Ukrainian officials are determined to use the events to lobby for autonomy for the local church from Russia, while the dominant Moscow Patriarchate will fight to retain influence over this mostly Orthodox country of 46 million.
For Ukrainian leaders, recognition of the Ukrainian Orthodox church as Moscow's equal would mark a step in their drive to assert independence and shed centuries-long Russian influence. That effort gained strength after the 2004 Orange Revolution, which moved Ukraine away from Moscow and closer to the West.
"Ukraine is an independent state like Bulgaria or Georgia, and it is normal for it to have its own church," said Anatoliy Kolodny, head of the religion studies department at the National Academy of Sciences. "There is nothing strange in that."

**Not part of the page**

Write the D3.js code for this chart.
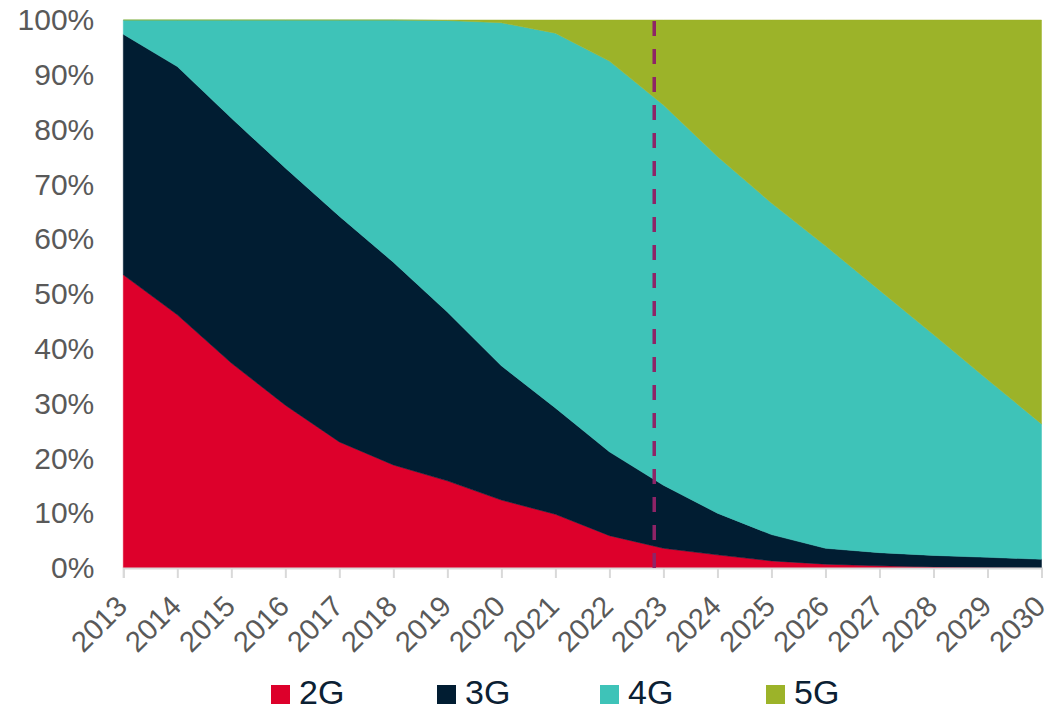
<!DOCTYPE html>
<html>
<head>
<meta charset="utf-8">
<script src="https://cdn.jsdelivr.net/npm/d3@7"></script>
<style>
  html, body { margin: 0; padding: 0; background: #fff; }
  svg { display: block; font-family: "Liberation Sans", Arial, sans-serif; }
</style>
</head>
<body>
<svg id="chart" width="1054" height="710"></svg>
<script>
// Share of mobile connections by technology, 2013–2030 (percent)
const years = [2013, 2014, 2015, 2016, 2017, 2018, 2019, 2020, 2021, 2022, 2023, 2024, 2025, 2026, 2027, 2028, 2029, 2030];
const share2G = [53.5, 46.2, 37.4, 29.7, 23.0, 18.8, 15.9, 12.4, 9.8, 5.9, 3.6, 2.4, 1.3, 0.7, 0.4, 0.2, 0.1, 0.0];
const share3G = [43.9, 45.3, 44.7, 43.3, 41.2, 37.0, 30.8, 24.5, 19.4, 15.3, 11.5, 7.6, 4.8, 2.9, 2.4, 2.1, 1.85, 1.6];
const share4G = [2.6, 8.5, 17.9, 27.0, 35.8, 44.2, 53.2, 62.6, 68.4, 71.3, 69.4, 65.1, 60.5, 55.2, 47.9, 40.3, 32.45, 24.7];
const share5G = [0, 0, 0, 0, 0, 0, 0.1, 0.5, 2.4, 7.5, 15.5, 24.9, 33.4, 41.2, 49.3, 57.4, 65.6, 73.7];
const seriesNames = ["2G", "3G", "4G", "5G"];
const seriesColors = ["#DD002B", "#011D32", "#3EC3B8", "#9CB329"];
const yTicks = [0, 10, 20, 30, 40, 50, 60, 70, 80, 90, 100];
const forecastStart = 2022.83;

const svg = d3.select("#chart");
const margin = { left: 123.3, right: 12.5, top: 20, bottom: 142 };
const W = 1054, H = 710;

const x = d3.scaleLinear().domain([2013, 2030]).range([margin.left, W - margin.right]);
const y = d3.scaleLinear().domain([0, 100]).range([H - margin.bottom, margin.top]);

const rows = years.map((yr, i) => ({
  year: yr, "2G": share2G[i], "3G": share3G[i], "4G": share4G[i], "5G": share5G[i]
}));
const stacked = d3.stack().keys(seriesNames)(rows);

// lower layers follow the stack; the top layer is closed at 100%
const area = d3.area()
  .x(d => x(d.data.year))
  .y0(d => y(d[0]))
  .y1(d => y(Math.min(100, d[1])))
  .curve(d3.curveLinear);
const topArea = d3.area()
  .x(d => x(d.data.year))
  .y0(d => y(d[0]))
  .y1(y(100))
  .curve(d3.curveLinear);

svg.append("g").selectAll("path")
  .data(stacked)
  .join("path")
  .attr("d", s => s.key === "5G" ? topArea(s) : area(s))
  .attr("fill", (s, i) => seriesColors[i])
  .attr("stroke", (s, i) => seriesColors[i])
  .attr("stroke-width", 0.5);

// x axis
const xAxis = svg.append("g")
  .attr("transform", `translate(0,${y(0)})`)
  .call(d3.axisBottom(x).tickValues(years).tickFormat(d3.format("d")).tickSize(10).tickPadding(0));
xAxis.select(".domain").attr("stroke", "#D9D9D9").attr("stroke-width", 2);
xAxis.selectAll(".tick line").attr("stroke", "#D9D9D9").attr("stroke-width", 2);
xAxis.selectAll(".tick text")
  .attr("fill", "#595959")
  .attr("font-size", 29)
  .attr("text-anchor", "end")
  .attr("dy", 0)
  .attr("y", 0)
  .attr("transform", "translate(-2,33) rotate(-45)")
  .attr("dominant-baseline", "central");

// y axis
const yAxis = svg.append("g")
  .attr("transform", `translate(${margin.left},0)`)
  .call(d3.axisLeft(y).tickValues(yTicks).tickFormat(d => d + "%").tickSize(0).tickPadding(29));
yAxis.select(".domain").remove();
yAxis.selectAll(".tick text")
  .attr("fill", "#595959")
  .attr("font-size", 30);

// forecast divider
svg.append("line")
  .attr("x1", x(forecastStart)).attr("x2", x(forecastStart))
  .attr("y1", 17).attr("y2", 579)
  .attr("stroke", "#8E2467")
  .attr("stroke-width", 3.5)
  .attr("stroke-dasharray", "15,13")
  .attr("stroke-dashoffset", -4);

// legend
const legendX = [271, 437, 600, 766];
const legend = svg.append("g").selectAll("g")
  .data(seriesNames)
  .join("g")
  .attr("transform", (d, i) => `translate(${legendX[i]},685)`);
legend.append("rect")
  .attr("width", 19).attr("height", 19)
  .attr("fill", (d, i) => seriesColors[i]);
legend.append("text")
  .attr("x", 28).attr("y", 18.5)
  .attr("font-size", 34)
  .attr("fill", "#0B2033")
  .text(d => d);
</script>
</body>
</html>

Ecumenical Patriarch Bartholomew I of Constantinople, the world's top Orthodox spiritual leader based in Istanbul, Turkey, will attend the ceremonies and could support the autonomy of the Ukrainian church, despite Russian Orthodox Patriarch Alexy II's efforts to thwart the move.
But any sudden decision by Bartholomew could create a major split among the world's 250 million Orthodox believers and set off fierce battles over parishes and valuable church property inside Ukraine, with some priests siding with Moscow and others with Kiev.
"Were this decision to be made today, it would lead to another schism in the church," said Andrei Zolotov, chief editor of the Russia Profile magazine and an expert on Orthodox church affairs.
Oldest links
Recognition of the independence of the Ukrainian church could also sever one of the oldest links between the two neighbouring countries, which both draw their identity from the Christianisation of Kievan Rus, a medieval state that was a forerunner of modern-day Ukraine, Russia and Belarus.
The Slavic world's conversion to Christianity began when prince Volodymyr marched his servants into Kiev's Dnieper River to be baptised 1,020 years ago.
Efforts to win autonomy have already split the Ukrainian church. Two breakaway churches have set themselves up since the 1991 Soviet collapse - the Ukrainian Orthodox Church Kiev Patriarchate, whose self-declared Patriarch Philaret has been excommunicated by Alexy as a renegade, and its splinter, the Ukrainian Autocephalous Church, also unrecognised.
Both churches are smaller than the Russian-affiliated church, which claims up to 28 million believers here. The two breakaway churches have attempted to unite in hope of winning recognition from Patriarch Bartholomew I of Constantinople, but so far have failed. President Viktor Yushchenko, an Orthodox believer, supports Philaret of the Ukrainian Orthodox Church Kiev Patriarchate, visiting his church on religious holidays.